WRITTEN PROBLEM
Repeat, please, only the lines from the top of the data down to the line with "const xTicks = [0,10,20,30,40,50,60,70,80,90];"; include both of those lines.

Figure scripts
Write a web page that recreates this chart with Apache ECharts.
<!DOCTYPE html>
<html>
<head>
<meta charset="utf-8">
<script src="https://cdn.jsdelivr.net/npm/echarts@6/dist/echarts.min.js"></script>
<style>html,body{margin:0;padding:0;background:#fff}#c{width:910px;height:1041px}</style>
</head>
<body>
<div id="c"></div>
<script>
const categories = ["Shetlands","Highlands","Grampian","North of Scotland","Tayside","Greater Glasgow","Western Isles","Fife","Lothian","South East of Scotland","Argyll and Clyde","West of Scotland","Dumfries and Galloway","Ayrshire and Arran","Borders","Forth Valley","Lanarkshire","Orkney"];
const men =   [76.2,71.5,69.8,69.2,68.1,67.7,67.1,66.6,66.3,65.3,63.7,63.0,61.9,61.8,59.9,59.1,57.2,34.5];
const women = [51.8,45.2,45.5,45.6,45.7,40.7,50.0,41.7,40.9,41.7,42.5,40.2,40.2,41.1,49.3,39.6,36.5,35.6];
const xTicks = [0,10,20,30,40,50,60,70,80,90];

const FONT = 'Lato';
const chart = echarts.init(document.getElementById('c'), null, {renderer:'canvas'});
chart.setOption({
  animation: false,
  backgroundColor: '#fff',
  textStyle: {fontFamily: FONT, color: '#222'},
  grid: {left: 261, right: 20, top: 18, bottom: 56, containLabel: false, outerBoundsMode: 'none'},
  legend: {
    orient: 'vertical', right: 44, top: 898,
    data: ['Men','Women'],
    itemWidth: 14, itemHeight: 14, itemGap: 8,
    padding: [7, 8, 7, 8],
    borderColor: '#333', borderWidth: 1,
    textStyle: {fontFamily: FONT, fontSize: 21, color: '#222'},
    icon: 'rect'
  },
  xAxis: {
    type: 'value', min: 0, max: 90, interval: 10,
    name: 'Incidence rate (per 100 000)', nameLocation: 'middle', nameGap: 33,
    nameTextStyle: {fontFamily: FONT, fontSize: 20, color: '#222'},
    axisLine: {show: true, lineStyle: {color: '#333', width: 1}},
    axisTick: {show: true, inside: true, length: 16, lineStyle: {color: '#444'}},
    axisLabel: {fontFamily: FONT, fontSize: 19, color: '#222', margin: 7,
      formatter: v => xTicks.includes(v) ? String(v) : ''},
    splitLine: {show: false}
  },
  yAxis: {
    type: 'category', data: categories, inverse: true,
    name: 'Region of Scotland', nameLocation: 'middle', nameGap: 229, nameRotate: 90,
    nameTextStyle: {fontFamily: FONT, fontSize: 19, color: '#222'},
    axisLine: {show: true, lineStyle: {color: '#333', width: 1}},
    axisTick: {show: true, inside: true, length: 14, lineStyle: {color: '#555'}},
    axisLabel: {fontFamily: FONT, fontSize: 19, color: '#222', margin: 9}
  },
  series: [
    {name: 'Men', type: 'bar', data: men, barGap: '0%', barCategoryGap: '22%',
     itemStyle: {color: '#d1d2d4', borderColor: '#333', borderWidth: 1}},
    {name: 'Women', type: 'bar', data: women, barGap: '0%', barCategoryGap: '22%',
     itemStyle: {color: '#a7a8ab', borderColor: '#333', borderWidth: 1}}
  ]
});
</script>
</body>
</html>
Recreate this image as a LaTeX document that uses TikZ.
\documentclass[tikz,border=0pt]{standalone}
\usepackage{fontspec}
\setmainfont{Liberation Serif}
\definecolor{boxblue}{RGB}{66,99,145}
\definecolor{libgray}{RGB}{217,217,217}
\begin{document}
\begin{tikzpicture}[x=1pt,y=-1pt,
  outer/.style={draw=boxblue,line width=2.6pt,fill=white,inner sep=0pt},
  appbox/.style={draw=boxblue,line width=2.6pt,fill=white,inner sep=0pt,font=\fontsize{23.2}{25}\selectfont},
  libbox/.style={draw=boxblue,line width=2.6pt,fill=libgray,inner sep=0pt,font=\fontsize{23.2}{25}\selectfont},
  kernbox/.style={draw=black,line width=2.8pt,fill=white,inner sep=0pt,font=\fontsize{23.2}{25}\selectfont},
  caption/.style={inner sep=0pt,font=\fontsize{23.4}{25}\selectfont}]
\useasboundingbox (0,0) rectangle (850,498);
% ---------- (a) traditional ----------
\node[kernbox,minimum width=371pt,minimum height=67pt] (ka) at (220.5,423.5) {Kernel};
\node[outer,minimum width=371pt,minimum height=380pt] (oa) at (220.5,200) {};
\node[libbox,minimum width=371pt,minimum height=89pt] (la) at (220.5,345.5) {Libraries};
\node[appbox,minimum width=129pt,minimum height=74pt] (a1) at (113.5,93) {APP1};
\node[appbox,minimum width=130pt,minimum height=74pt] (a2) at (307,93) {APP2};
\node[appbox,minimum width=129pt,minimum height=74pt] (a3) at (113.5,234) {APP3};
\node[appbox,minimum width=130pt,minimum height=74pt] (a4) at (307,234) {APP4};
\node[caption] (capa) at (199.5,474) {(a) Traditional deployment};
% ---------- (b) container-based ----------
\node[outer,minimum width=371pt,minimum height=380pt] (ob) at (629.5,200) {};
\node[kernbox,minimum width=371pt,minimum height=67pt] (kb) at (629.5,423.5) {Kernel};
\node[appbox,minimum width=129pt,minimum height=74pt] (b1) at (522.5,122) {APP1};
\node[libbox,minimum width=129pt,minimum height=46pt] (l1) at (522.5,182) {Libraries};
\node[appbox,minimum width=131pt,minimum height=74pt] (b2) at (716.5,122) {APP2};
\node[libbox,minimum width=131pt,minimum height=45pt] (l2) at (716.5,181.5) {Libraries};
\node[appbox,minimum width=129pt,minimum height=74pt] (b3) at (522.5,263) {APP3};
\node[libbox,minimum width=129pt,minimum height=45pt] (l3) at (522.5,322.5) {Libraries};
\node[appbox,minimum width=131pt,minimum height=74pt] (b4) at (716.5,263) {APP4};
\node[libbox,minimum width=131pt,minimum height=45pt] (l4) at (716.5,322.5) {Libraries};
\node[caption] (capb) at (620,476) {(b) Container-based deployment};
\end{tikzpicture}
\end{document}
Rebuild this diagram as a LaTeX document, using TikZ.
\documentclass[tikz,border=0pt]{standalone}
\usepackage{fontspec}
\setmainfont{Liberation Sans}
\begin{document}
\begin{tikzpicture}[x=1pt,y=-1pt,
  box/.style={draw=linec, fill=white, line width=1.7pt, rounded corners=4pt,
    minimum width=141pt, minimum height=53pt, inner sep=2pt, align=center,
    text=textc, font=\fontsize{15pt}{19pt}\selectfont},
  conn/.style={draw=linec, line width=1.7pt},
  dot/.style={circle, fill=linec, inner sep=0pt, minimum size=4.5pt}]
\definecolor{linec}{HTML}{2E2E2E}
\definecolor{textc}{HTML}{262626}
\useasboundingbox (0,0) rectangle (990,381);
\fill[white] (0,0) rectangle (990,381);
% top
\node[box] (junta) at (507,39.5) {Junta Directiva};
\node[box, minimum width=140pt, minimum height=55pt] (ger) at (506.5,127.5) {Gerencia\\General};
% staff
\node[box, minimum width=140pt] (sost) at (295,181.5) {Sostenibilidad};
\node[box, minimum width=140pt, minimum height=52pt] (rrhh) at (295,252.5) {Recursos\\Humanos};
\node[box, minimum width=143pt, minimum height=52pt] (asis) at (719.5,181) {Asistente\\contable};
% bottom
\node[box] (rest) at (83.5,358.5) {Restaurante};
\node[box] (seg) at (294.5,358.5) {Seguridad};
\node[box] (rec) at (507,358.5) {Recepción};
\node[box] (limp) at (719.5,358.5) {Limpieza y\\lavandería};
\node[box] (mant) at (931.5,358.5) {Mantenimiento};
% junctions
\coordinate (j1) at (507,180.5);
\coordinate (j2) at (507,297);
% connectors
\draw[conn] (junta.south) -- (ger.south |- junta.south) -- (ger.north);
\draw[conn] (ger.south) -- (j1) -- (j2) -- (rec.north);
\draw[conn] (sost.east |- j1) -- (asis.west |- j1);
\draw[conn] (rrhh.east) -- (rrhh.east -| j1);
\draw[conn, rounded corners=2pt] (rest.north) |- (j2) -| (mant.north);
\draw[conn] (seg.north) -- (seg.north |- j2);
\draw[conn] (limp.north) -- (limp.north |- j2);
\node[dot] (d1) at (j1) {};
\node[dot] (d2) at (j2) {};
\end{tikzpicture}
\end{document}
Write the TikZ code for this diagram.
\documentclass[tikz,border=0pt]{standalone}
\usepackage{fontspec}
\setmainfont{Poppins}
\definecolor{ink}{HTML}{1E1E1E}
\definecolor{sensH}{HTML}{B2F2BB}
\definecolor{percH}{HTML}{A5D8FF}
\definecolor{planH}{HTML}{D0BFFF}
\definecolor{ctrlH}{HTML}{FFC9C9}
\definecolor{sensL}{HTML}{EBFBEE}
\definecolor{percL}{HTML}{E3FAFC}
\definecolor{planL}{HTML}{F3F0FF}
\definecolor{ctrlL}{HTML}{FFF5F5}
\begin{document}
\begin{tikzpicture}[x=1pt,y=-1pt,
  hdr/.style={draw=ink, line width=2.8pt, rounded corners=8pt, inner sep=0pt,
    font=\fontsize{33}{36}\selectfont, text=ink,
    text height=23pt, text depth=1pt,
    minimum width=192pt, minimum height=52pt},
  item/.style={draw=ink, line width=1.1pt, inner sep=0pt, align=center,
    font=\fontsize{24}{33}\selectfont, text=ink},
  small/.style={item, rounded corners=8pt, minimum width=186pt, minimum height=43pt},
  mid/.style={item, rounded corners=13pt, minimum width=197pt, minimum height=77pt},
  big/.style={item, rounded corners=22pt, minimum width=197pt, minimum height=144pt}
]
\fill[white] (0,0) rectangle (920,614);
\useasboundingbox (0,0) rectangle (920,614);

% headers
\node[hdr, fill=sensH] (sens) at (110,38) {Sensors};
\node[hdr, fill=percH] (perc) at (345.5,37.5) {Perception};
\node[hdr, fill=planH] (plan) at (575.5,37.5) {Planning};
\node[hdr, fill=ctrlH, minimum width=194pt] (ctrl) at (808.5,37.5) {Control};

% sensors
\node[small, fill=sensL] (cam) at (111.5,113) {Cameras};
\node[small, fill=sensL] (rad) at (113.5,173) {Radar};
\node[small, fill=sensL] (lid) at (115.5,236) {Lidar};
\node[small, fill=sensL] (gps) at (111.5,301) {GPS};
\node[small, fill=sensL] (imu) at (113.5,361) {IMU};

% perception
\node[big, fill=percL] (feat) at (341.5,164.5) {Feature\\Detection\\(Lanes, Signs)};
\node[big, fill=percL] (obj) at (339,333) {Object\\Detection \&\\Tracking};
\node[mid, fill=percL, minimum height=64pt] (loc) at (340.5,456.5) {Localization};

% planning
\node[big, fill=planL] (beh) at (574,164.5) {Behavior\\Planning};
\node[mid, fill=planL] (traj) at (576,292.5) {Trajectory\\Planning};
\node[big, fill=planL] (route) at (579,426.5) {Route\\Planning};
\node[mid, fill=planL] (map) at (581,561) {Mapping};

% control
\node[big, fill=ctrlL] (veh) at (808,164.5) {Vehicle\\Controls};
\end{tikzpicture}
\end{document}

RIGHT ANSWER
Write a web page that recreates this chart with Apache ECharts.
<!DOCTYPE html>
<html>
<head>
<meta charset="utf-8">
<script src="https://cdn.jsdelivr.net/npm/echarts@6/dist/echarts.min.js"></script>
<style>html,body{margin:0;padding:0;background:#fff}#c{width:910px;height:1041px}</style>
</head>
<body>
<div id="c"></div>
<script>
const categories = ["Shetlands","Highlands","Grampian","North of Scotland","Tayside","Greater Glasgow","Western Isles","Fife","Lothian","South East of Scotland","Argyll and Clyde","West of Scotland","Dumfries and Galloway","Ayrshire and Arran","Borders","Forth Valley","Lanarkshire","Orkney"];
const men =   [76.2,71.5,69.8,69.2,68.1,67.7,67.1,66.6,66.3,65.3,63.7,63.0,61.9,61.8,59.9,59.1,57.2,34.5];
const women = [51.8,45.2,45.5,45.6,45.7,40.7,50.0,41.7,40.9,41.7,42.5,40.2,40.2,41.1,49.3,39.6,36.5,35.6];
const xTicks = [0,10,20,30,40,50,60,70,80,90];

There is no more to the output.